Problem:
Count how many lines hold the word "code" and give that number as the whole answer.

Dataset:
>>>

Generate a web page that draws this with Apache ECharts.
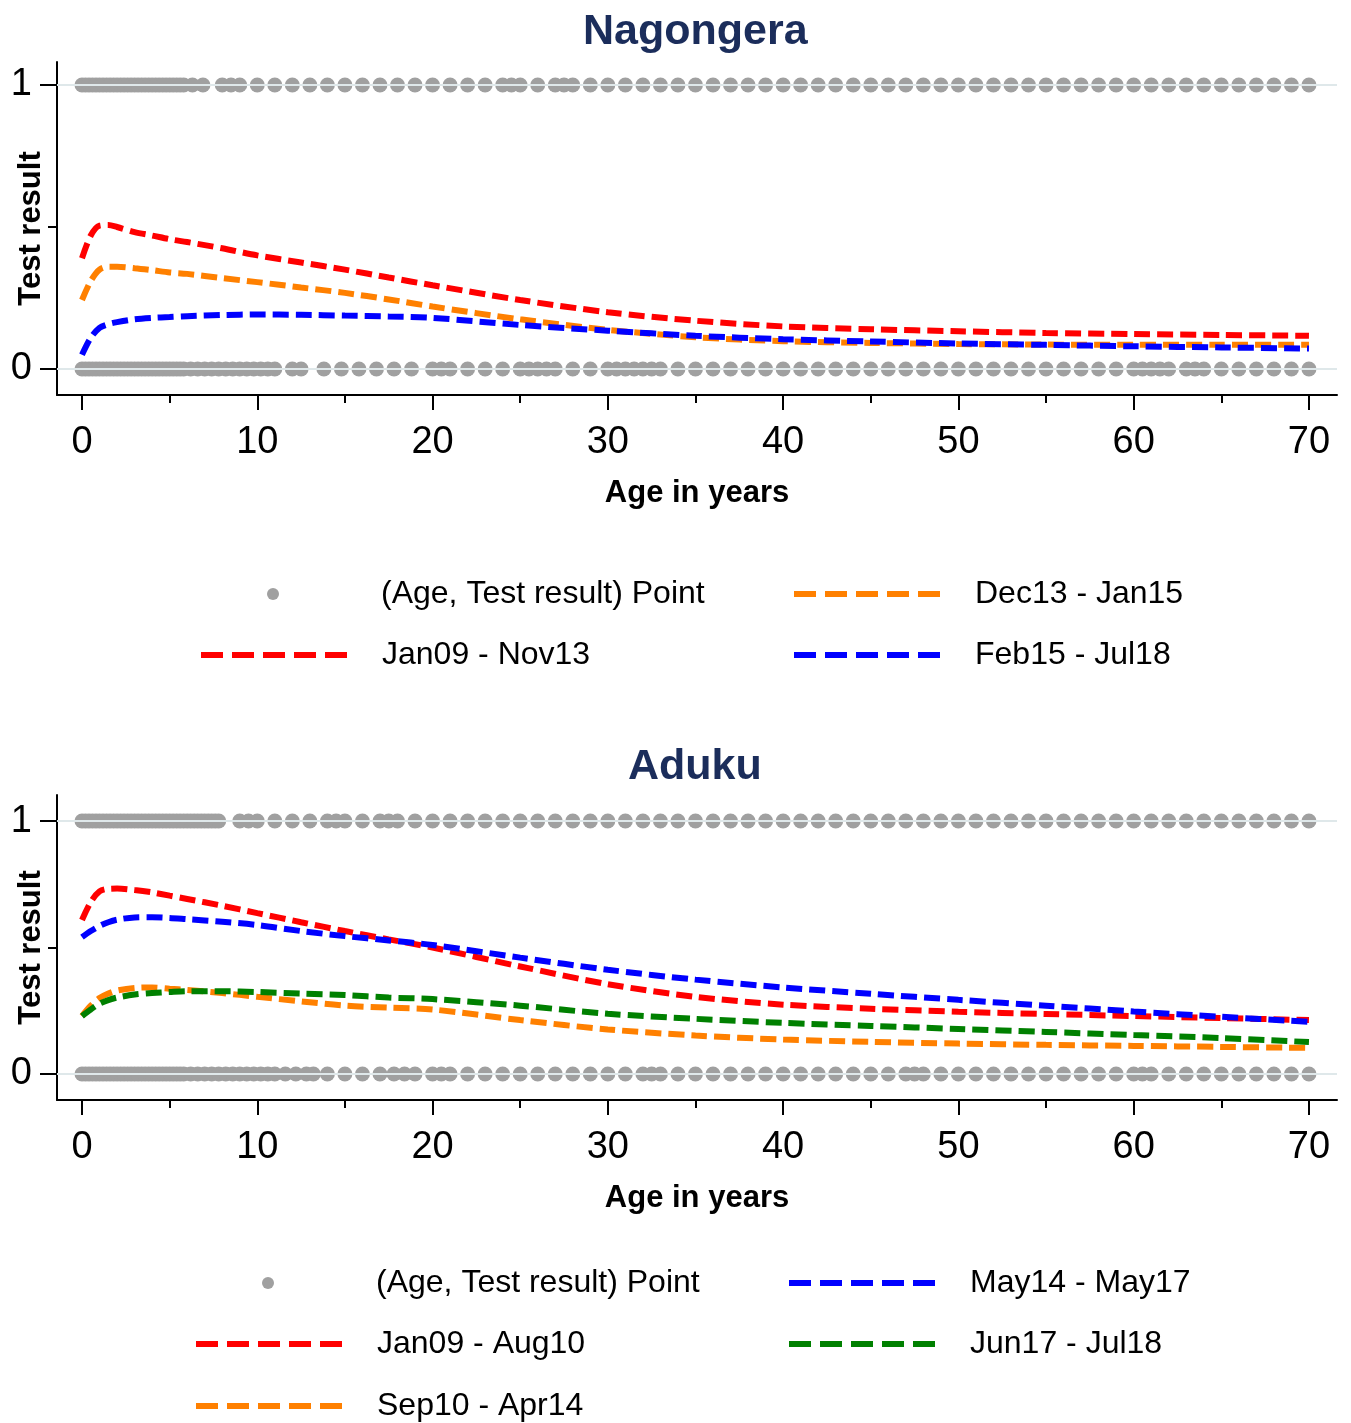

<<<
>>>

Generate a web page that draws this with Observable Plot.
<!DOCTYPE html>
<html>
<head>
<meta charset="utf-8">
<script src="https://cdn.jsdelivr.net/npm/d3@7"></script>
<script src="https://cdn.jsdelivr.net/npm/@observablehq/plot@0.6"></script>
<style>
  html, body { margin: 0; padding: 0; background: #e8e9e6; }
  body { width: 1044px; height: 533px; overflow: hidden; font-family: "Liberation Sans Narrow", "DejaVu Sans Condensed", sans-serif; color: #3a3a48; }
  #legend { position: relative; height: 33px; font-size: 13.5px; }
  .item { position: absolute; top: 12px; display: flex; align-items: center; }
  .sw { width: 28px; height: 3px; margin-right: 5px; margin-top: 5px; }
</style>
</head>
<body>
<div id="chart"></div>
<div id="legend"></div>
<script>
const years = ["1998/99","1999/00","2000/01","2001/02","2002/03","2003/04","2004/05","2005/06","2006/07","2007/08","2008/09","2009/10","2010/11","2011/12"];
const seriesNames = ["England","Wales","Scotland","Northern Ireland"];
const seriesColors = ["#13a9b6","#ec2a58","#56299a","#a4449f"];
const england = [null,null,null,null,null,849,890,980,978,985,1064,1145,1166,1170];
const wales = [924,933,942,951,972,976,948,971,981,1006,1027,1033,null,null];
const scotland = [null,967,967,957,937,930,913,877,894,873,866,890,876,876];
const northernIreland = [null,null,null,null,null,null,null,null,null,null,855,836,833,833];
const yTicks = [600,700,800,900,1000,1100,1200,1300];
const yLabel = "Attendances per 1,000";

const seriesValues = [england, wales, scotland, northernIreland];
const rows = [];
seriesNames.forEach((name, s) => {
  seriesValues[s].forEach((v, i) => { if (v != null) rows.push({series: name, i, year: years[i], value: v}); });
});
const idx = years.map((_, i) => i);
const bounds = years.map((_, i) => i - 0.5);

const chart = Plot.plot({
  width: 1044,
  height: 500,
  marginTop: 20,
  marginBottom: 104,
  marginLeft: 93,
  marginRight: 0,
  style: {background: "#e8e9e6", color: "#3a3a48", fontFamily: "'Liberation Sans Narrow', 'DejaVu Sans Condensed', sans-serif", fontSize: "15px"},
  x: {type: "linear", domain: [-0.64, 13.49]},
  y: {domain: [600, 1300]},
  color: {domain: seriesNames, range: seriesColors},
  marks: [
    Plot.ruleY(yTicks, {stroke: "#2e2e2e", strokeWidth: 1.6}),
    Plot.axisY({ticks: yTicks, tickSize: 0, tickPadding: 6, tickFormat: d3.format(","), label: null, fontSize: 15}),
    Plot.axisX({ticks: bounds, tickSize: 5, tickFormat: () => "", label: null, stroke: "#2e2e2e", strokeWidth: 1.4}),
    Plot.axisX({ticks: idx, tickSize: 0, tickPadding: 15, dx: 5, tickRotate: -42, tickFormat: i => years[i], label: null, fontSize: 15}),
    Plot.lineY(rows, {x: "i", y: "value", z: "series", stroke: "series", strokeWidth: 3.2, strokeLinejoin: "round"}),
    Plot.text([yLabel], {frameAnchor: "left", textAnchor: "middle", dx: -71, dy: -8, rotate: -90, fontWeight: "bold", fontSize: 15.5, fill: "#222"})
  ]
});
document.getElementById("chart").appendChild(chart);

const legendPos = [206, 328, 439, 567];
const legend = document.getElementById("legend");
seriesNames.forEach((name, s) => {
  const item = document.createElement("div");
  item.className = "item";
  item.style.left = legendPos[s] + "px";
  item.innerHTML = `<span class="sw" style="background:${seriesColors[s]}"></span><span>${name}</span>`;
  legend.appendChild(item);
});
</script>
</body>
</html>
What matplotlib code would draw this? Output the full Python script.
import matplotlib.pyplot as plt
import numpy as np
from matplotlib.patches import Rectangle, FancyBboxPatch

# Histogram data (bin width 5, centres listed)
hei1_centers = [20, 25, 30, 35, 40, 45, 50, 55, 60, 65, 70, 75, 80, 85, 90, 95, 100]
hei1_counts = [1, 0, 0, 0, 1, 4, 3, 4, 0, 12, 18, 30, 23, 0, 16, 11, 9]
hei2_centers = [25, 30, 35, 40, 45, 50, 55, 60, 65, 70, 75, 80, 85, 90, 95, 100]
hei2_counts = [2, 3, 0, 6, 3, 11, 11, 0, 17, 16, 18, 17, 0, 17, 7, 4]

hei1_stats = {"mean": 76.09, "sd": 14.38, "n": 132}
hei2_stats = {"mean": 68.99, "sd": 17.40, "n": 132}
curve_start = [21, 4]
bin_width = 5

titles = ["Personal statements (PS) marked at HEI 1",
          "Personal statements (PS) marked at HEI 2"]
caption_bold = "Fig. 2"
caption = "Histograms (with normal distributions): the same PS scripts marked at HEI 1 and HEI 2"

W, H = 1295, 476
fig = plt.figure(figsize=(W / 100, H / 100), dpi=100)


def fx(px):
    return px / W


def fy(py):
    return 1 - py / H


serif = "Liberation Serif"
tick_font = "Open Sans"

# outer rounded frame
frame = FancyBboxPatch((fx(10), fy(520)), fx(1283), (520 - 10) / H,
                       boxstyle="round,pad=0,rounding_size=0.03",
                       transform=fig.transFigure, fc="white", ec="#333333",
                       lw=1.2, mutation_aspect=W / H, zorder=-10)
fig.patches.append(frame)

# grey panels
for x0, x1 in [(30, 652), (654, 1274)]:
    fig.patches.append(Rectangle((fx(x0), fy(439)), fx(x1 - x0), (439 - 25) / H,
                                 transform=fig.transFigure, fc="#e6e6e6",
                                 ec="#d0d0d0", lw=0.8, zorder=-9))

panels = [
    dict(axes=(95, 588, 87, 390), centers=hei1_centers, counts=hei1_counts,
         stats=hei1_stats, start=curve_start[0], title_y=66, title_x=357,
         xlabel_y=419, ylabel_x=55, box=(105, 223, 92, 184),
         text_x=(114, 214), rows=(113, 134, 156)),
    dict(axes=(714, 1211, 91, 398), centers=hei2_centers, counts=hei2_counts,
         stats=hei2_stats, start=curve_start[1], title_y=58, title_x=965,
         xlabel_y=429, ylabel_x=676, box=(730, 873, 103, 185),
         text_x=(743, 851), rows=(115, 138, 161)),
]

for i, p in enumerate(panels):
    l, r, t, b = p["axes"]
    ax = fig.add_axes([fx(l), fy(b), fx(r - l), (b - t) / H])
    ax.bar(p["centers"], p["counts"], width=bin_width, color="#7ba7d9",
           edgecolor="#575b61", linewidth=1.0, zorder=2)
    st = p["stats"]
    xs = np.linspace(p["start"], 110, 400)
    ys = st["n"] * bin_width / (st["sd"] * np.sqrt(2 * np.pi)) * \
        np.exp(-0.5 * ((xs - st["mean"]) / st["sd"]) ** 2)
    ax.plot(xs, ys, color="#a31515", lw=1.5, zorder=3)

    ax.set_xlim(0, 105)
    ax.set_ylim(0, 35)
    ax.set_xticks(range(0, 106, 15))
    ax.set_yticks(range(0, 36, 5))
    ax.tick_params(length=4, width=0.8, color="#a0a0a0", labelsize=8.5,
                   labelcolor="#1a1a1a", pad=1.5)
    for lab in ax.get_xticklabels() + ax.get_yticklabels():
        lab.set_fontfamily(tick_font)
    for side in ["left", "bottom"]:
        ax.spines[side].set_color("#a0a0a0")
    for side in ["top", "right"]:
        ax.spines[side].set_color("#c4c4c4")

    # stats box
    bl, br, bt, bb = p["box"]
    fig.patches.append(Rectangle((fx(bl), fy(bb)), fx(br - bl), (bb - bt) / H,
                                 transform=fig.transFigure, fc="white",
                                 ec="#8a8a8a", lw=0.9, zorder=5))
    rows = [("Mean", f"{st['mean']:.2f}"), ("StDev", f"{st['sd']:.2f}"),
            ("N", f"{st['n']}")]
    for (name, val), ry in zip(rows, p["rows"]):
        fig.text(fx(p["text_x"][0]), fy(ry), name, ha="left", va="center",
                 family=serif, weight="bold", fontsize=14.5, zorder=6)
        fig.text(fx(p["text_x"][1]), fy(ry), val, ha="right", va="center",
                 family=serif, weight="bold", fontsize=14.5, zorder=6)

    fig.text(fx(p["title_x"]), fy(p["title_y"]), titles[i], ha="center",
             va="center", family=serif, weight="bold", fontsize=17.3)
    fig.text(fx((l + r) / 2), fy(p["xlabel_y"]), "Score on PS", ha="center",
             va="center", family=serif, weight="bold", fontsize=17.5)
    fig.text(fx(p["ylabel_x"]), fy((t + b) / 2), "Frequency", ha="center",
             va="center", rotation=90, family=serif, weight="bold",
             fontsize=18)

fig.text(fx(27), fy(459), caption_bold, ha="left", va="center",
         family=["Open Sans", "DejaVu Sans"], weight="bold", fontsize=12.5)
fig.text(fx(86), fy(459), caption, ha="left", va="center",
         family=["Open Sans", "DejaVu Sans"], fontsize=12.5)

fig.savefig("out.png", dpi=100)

<<<
>>>

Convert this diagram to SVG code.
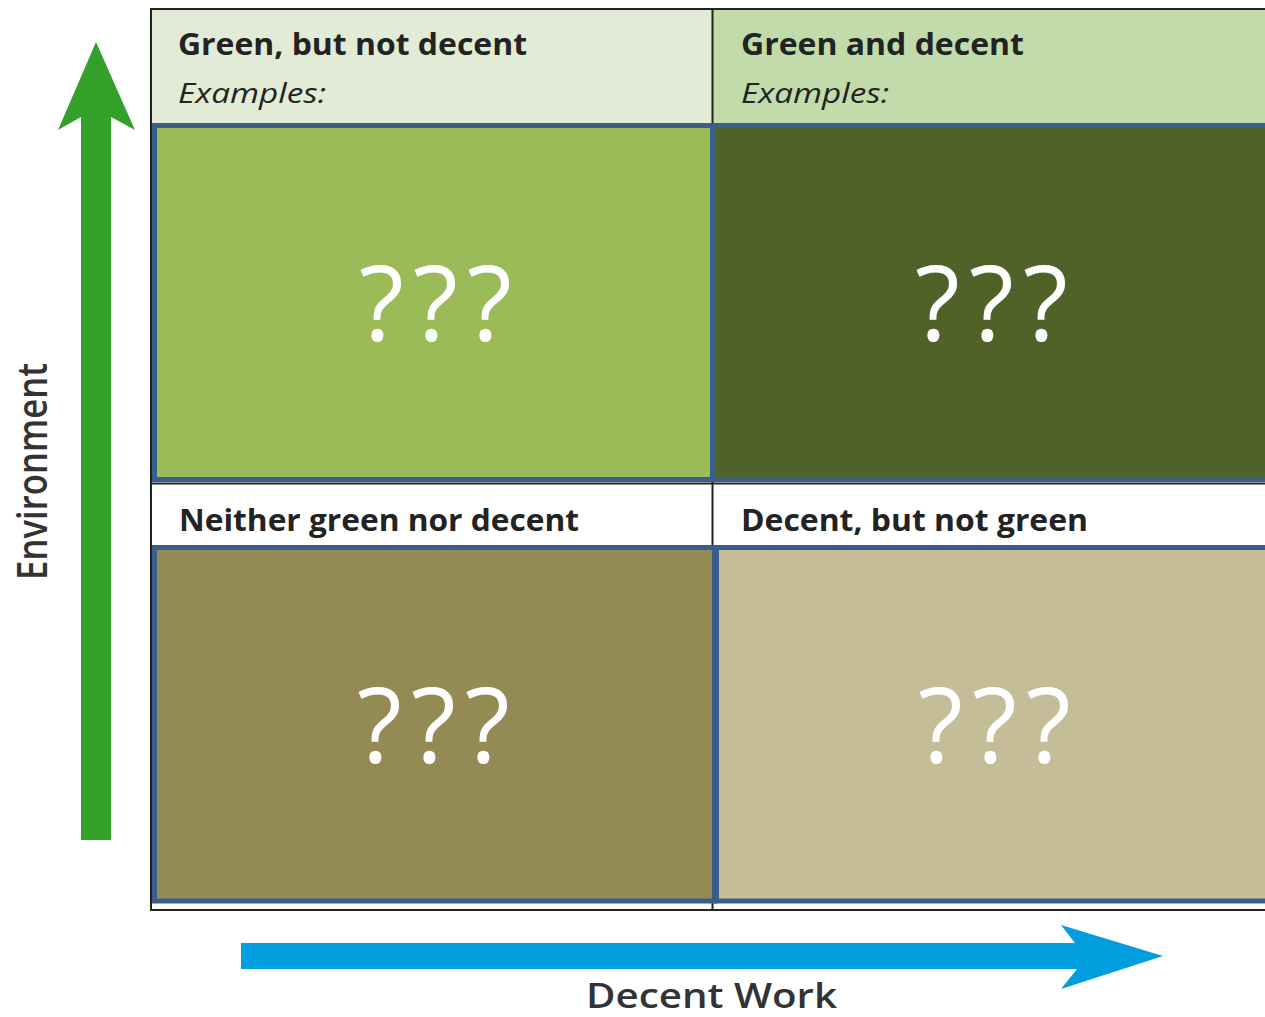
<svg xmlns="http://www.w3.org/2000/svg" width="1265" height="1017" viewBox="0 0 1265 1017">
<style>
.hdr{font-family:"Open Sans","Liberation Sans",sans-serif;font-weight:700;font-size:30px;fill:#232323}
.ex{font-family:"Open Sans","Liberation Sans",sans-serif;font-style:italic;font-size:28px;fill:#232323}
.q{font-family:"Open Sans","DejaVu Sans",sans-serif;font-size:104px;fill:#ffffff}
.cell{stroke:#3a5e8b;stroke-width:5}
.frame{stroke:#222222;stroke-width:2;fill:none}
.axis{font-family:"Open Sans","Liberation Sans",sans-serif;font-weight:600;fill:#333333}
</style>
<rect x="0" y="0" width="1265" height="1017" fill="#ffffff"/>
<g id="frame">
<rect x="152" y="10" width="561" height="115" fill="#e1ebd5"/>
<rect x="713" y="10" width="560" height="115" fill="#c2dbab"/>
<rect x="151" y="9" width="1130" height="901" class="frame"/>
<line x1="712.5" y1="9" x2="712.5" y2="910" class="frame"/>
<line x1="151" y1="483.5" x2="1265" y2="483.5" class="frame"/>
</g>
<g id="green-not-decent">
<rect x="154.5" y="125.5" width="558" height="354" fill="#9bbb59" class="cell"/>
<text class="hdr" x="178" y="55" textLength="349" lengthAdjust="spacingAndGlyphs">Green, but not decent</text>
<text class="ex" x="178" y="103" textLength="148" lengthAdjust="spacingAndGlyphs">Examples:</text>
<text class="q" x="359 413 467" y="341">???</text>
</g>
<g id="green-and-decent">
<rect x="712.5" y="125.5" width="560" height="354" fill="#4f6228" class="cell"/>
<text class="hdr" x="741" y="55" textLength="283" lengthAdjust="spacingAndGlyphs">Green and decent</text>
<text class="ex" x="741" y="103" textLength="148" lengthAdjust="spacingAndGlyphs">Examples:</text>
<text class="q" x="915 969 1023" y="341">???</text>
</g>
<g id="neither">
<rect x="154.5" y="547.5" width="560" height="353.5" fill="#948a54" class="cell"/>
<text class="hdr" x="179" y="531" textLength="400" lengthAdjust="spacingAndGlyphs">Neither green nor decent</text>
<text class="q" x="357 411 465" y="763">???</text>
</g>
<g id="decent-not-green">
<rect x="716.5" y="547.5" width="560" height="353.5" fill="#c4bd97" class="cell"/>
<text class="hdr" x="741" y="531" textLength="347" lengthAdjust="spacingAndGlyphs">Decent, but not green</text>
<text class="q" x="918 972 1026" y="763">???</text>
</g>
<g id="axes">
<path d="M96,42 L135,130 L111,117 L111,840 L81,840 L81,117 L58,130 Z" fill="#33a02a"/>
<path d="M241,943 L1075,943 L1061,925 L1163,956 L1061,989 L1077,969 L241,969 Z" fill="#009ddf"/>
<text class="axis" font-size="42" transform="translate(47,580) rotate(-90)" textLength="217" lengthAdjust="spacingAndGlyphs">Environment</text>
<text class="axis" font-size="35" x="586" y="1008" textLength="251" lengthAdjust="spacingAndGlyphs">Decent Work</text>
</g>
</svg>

<<<

Response to this task:
2